There are two main approaches you can take for your research:

  1.  Your artist or her work specifically
  2.  Issues of self-representation/empowerment either generally or within your artist's genre

        (see the box below for suggested databases for each!)

How much you find for each category will vary greatly.   Some of you may have an easy time finding substantial scholarship on your artist and her art.  Others may find very little.   If you don't find much on your artist, shift toward researching self-representation in the genre or in art more broadly.

Search term suggestions

Self-representation is going to be an obvious search term for both general and artist/genre specific searches.  Also consider using feminist, empower/empowered/empowering, intersectional/intersectionality, and maybe even just representation as terms that might bring up articles that are on topic, but don't use the term self-representation in the title.  For your particular artist, adding search terms like race, gender, class,  politics, or sexuality  may also bring back useful articles.

For example,  here are some searches I did in the Library Search tool and the number of results for each:

Beyonce self-representation-- 37 scholarly journal articles. 

Beyonce feminist -- 450 scholarly journal articles. 

Beyonce race -- 750 scholarly journal articles!

Databases for scholarly journal articles and other reputable sources.

General/theoretical articles on self-representation

Beyond the Gender Studies Database, the Library Search tool would be the next step in finding this type of article, as well as books and book chapters.  Many of the sources found here will be from different disciplines, so be aware that some may present a very different theoretical perspective from what you are studying in class!

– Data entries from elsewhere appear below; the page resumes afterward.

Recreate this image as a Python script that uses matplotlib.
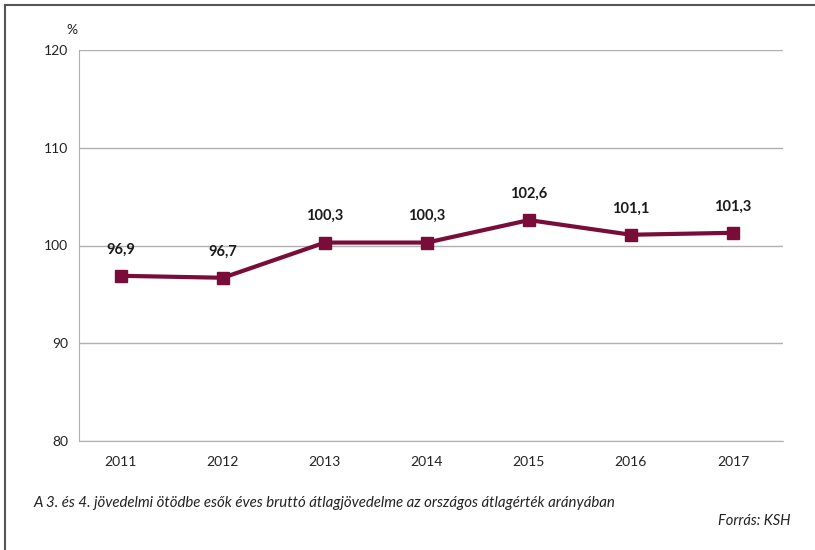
import matplotlib.pyplot as plt
from matplotlib.lines import Line2D

years = ["2011", "2012", "2013", "2014", "2015", "2016", "2017"]
values = [96.9, 96.7, 100.3, 100.3, 102.6, 101.1, 101.3]
value_labels = ["96,9", "96,7", "100,3", "100,3", "102,6", "101,1", "101,3"]
y_ticks = [80, 90, 100, 110, 120]

plt.rcParams["font.family"] = ["Lato", "DejaVu Sans"]

fig = plt.figure(figsize=(8.15, 5.5), dpi=100)
ax = fig.add_axes([79 / 815, 1 - 441 / 550, (783 - 79) / 815, (441 - 50) / 550])

x = list(range(len(years)))
color = "#7a0c3a"
ax.plot(x, values, color=color, lw=3, marker="s", ms=8, zorder=3)

for xi, v, lab in zip(x, values, value_labels):
    ax.annotate(lab, (xi, v), xytext=(0, 14), textcoords="offset points",
                ha="center", va="bottom", fontsize=10.5, fontweight="bold", color="#1a1a1a")

ax.set_ylim(80, 120)
ax.set_xlim(-0.41, 6.49)
ax.set_yticks(y_ticks)
ax.set_xticks(x)
ax.set_xticklabels(years)
ax.grid(axis="y", color="#b0b0b0", lw=1)
ax.set_axisbelow(True)
for s in ["top", "right"]:
    ax.spines[s].set_visible(False)
ax.spines["left"].set_color("#b0b0b0")
ax.spines["bottom"].set_color("#b0b0b0")
ax.tick_params(length=0, labelsize=10, colors="#222222", pad=8)
ax.tick_params(axis="x", pad=11)

fig.text(72 / 815, 1 - 30 / 550, "%", ha="center", va="center", fontsize=10, color="#222222")
fig.text(33 / 815, 1 - 503 / 550,
         "A 3. és 4. jövedelmi ötödbe esők éves bruttó átlagjövedelme az országos átlagérték arányában",
         ha="left", va="center", fontsize=10.8, style="italic", color="#222222")
fig.text(790 / 815, 1 - 521 / 550, "Forrás: KSH", ha="right", va="center",
         fontsize=10.5, style="italic", color="#222222")

# page frame (left and top edges)
fig.add_artist(Line2D([5 / 815, 5 / 815], [0, 1 - 5 / 550], color="#555555", lw=1.5))
fig.add_artist(Line2D([5 / 815, 1], [1 - 5 / 550, 1 - 5 / 550], color="#555555", lw=1.5))

fig.savefig("out.png", dpi=100)
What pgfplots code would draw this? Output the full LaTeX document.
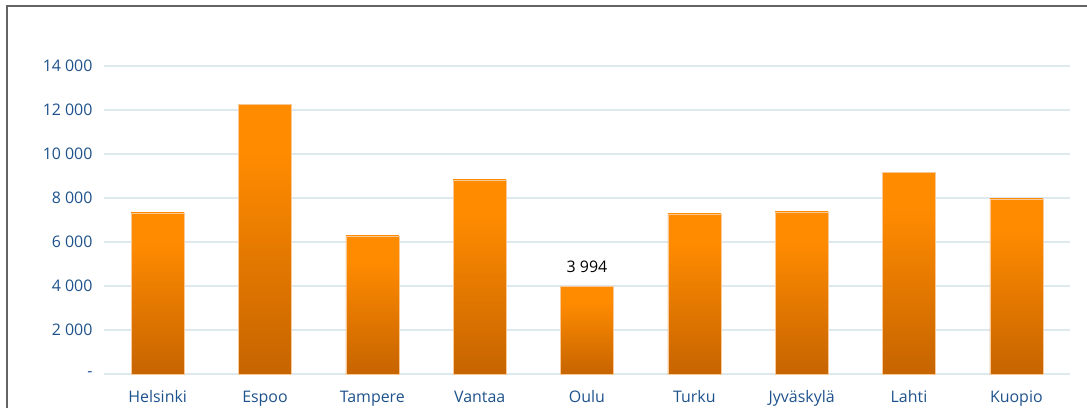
\documentclass[border=0pt]{standalone}
\usepackage{fontspec}
\setmainfont{Open Sans}
\usepackage{pgfplots}
\pgfplotsset{compat=1.18}
\definecolor{tickblue}{RGB}{30,82,140}
\definecolor{gridc}{RGB}{221,233,238}
\definecolor{bartop}{RGB}{255,139,0}
\definecolor{barbot}{RGB}{198,100,0}
\definecolor{baredge}{RGB}{248,200,150}
\definecolor{framec}{RGB}{100,100,100}
\pgfdeclareverticalshading{barshade}{100bp}{color(0bp)=(barbot); color(25bp)=(barbot); color(66bp)=(bartop); color(100bp)=(bartop)}
\begin{document}
\begin{tikzpicture}[x=1bp,y=1bp]
\useasboundingbox (0,0) rectangle (1087,408);
\draw[line width=1.5bp, color=framec] (7,0) -- (7,402) -- (1087,402);
\begin{axis}[
  at={(104bp,34bp)}, anchor=south west,
  scale only axis, width=966bp, height=308bp,
  xmin=-0.5, xmax=8.5, ymin=0, ymax=14000,
  scaled y ticks=false,
  axis line style={draw=none},
  major tick length=0pt,
  ymajorgrids, grid style={gridc, line width=1.2bp},
  ytick={0,2000,4000,6000,8000,10000,12000,14000},
  yticklabels={-,2 000,4 000,6 000,8 000,10 000,12 000,14 000},
  xtick={0,...,8},
  xticklabels={Helsinki,Espoo,Tampere,Vantaa,Oulu,Turku,Jyväskylä,Lahti,Kuopio},
  yticklabel style={font=\fontsize{16}{19}\selectfont, color=tickblue, anchor=east, xshift=-8bp},
  xticklabel style={font=\fontsize{16}{19}\selectfont, color=tickblue, anchor=base, yshift=-28bp},
  clip=false,
  barsty/.style={ybar, bar width=53bp, bar shift=0pt, draw=baredge, line width=0.6bp, shading=barshade},
]
\addplot[barsty] coordinates {(0,7320)};
\addplot[barsty] coordinates {(1,12270)};
\addplot[barsty] coordinates {(2,6280)};
\addplot[barsty] coordinates {(3,8820)};
\addplot[barsty] coordinates {(4,3994)};
\addplot[barsty] coordinates {(5,7280)};
\addplot[barsty] coordinates {(6,7370)};
\addplot[barsty] coordinates {(7,9150)};
\addplot[barsty] coordinates {(8,7960)};
\addplot[draw=none, mark=none, nodes near coords={3 994},
  every node near coord/.append style={font=\fontsize{16}{19}\selectfont, color=black, anchor=base, yshift=14bp}]
  coordinates {(4,3994)};
\end{axis}
\end{tikzpicture}
\end{document}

Here is a box to access Library Search:

Specific artists/genres:

For some types of artists we have specialized databases that will make a good starting point.  For all types of artists, Library Search is the place to go if you still need more sources after using the specialized databases.

Note on Library Search:  Library Search brings back both scholarly and popular sources.  While your professor welcomes sources that are popular but reputable (magazine or news articles, websites, documentary videos), do check to see if there are scholarly sources available by limiting to academic journals, books, and ebooks under the Limit Source Type heading in the left-hand column.

For theater and dance, there is no specialized scholarly database for research on dancers, actors, directors, choreographers, set designers, etc.  So for those types of artists  you need to go straight to Library Search for scholarly sources.